Face, who holds the single-season won-lost record at 18-1, used the forkball with great success, particularly during the 1960 World Series, when he saved three of the four victories for the Pirates (the one victory he didn't save was game seven, which Bill Mazeroski won with a walk-off homer). According to an October 23, 2000 article in Sports Illustrated, Face learned the forkball from Joe Page, the former Yankee reliever. Page was attempting a comeback with the Pirates in 1954 and showed the pitch to Face during Spring Training of that year. Face, who, at the request of Pirates GM Branch Rickey, was trying to learn an off-speed offering, was an eager pupil. Face spent the '54 season at Double A New Orleans, and refined the pitch with which he would later record a then-record 188 career saves.

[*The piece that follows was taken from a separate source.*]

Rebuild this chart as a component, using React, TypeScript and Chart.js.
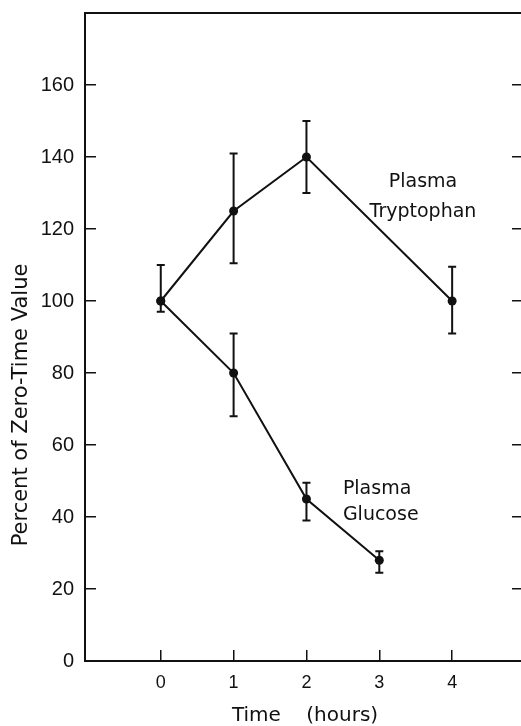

In my search, I was able to find an earlier, though less reliable, forkball reference. In an August 1998 Sports Illustrated article about Babe Ruth's 1927 home run barrage, passing mention is made to Milt Gaston, a St. Louis Browns pitcher, against whom Ruth homered in '27. Specifically, Gaston is called a "forkball pitcher," but I was not able (or willing) to find anything to substantiate Gaston's use of the pitch.

I would consider either Face of Page to be the true pioneers of the forkball, since both men were best known for their successful use of the pitch.